I'll get straight to the point...

The price of a stock is 50 times a Geometric Brownian Motion with parameters 0 and 0.1.

What is the expected value of the stock price at time 9?
X(9)~LogNormal(ln50,0.1*sqrt(9))
E(X(9)) = 52.3 'using expected value of LogNormal formula

What is the prob. that the stock price will be higher than 50 at time 9?
Prob(X(9)>50) = 1 - F(50) = 1 - std. normal[(ln50 - ln50)/.3] = .5

Is this counter intuitive? We expect the stock price to be 52.3 at time 9, but the prob. of the stock price being higher than 50 at time 9 is only a coin toss (.5)? Please HELP!

Bama Gambler

I'll have to trust you that your math is correct.
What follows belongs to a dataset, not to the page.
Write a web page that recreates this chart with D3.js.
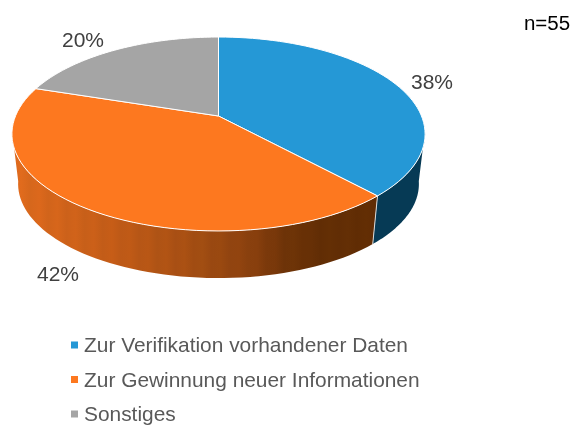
<!DOCTYPE html>
<html><head><meta charset="utf-8">
<script src="https://cdn.jsdelivr.net/npm/d3@7"></script>
<style>html,body{margin:0;padding:0;background:#fff}svg{display:block;filter:blur(0.35px)}text{font-family:"Liberation Sans",Arial,sans-serif}</style>
</head><body><svg id="c" width="571" height="425"></svg>
<script>
const categories=["Zur Verifikation vorhandener Daten","Zur Gewinnung neuer Informationen","Sonstiges"];
const values=[21,23,11];
const labels=["38%","42%","20%"];
const topColors=["#2598d6","#fd781f","#a5a5a5"];
const sampleSize="n=55";

const svg=d3.select("#c"), defs=svg.append("defs");
const W=203,k=-0.1856,A=72.1,apexX=218.5,apexY=116,midY=134,depth=50,shrink=0.97;
const project=(t,z)=>{
  const X=Math.sin(t),Y=-Math.cos(t),d=1+k*Y;
  const x=W*X/d,y=(A*Y+apexY)/d;
  return z?[apexX+x*shrink,midY+(y-midY)*shrink+depth]:[apexX+x,y];
};
const arcs=d3.pie().sort(null)(values);
const arcPts=(a,b,z)=>d3.range(0,61).map(i=>project(a+(b-a)*i/60,z));
const line=d3.line();

const g=defs.append("linearGradient").attr("id","wallOrange").attr("gradientUnits","userSpaceOnUse")
  .attr("x1",12).attr("x2",375).attr("y1",0).attr("y2",0);
const shade=d3.scaleLinear().domain([0,.12,.3,.52,.656,.75,.85,1]).range(["#de6a1d","#d2641a","#c05a17","#a04c12","#8a400e","#6f3408","#622e05","#612d04"]);
d3.range(0,1.0001,.025).forEach((o,i)=>{
  g.append("stop").attr("offset",o).attr("stop-color",d3.color(shade(o)).brighter(i%2?.06:-.04).formatHex());
});
const wallFill=["#063a55","url(#wallOrange)","#6f6f6f"];

// side walls: the part of each slice facing the viewer
const visA=99*Math.PI/180, visB=261*Math.PI/180;
arcs.forEach((d,i)=>{
  const a=Math.max(d.startAngle,visA),b=Math.min(d.endAngle,visB);
  if(b<=a) return;
  const pts=arcPts(a,b,false).concat(arcPts(a,b,true).reverse());
  svg.append("path").attr("d",line(pts)+"Z").attr("fill",wallFill[i]);
});
// divider between blue and orange walls
const e=arcs[0].endAngle;
svg.append("path").attr("d",line([project(e,false),project(e,true)])).attr("stroke","#d9d9d9").attr("stroke-width",1).attr("fill","none");

// top faces
arcs.forEach((d,i)=>{
  const pts=[[apexX,apexY]].concat(arcPts(d.startAngle,d.endAngle,false));
  svg.append("path").attr("d",line(pts)+"Z").attr("fill",topColors[i]).attr("stroke","#fff").attr("stroke-width",1).attr("stroke-linejoin","round");
});

// data labels
const labelPos=[[432,89],[58,281],[83,47]];
labels.forEach((t,i)=>svg.append("text").attr("x",labelPos[i][0]).attr("y",labelPos[i][1]).attr("text-anchor","middle").attr("font-size",21).attr("fill","#404040").text(t));
svg.append("text").attr("x",547).attr("y",30).attr("text-anchor","middle").attr("font-size",20.5).attr("fill","#000").text(sampleSize);

// legend
const ly=d3.scalePoint().domain(categories).range([345,414]);
categories.forEach((c,i)=>{
  svg.append("rect").attr("x",71).attr("y",ly(c)-3.5).attr("width",7).attr("height",7).attr("fill",topColors[i]);
  svg.append("text").attr("x",84).attr("y",ly(c)+7).attr("font-size",20.9).attr("fill","#595959").text(c);
});
</script></body></html>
The expected value at time 9, E[X] = 52.3 is the mean of the distrbution, while P(X >= 50) = .5 implies that 50 is the median. Depending upon the shape of the distribution, the mean and median can be in left-right order or right-left order (or they could be equal).

http://syllabus.syr.edu/STT/GRIFFITH/STT101/lec11-12.gif

Thanks MathGuy. So LogNormal must have a long right-hand tail.

Here's a random lognormal image I pulled off google:

http://www.aero.org/publications/crosslink/winter2001/images/02_05.gif

It does appear to have a long right tail.

Excellent graph Math Guy!

Yes the Lognormal is long-tailed.

See sections 14 and 21 of my Loss Dist. Study Guide. See Questions 14.27-14.29 Spring 2002 edition. (Q. 16.27 to 16.29 Fall 2002 Edition.)

Howard Mahler

I just read section 2 of "Guide to Loss Models". It clearly states for a distribution with skewness > 0 => mean < median < mode. Thanks again!!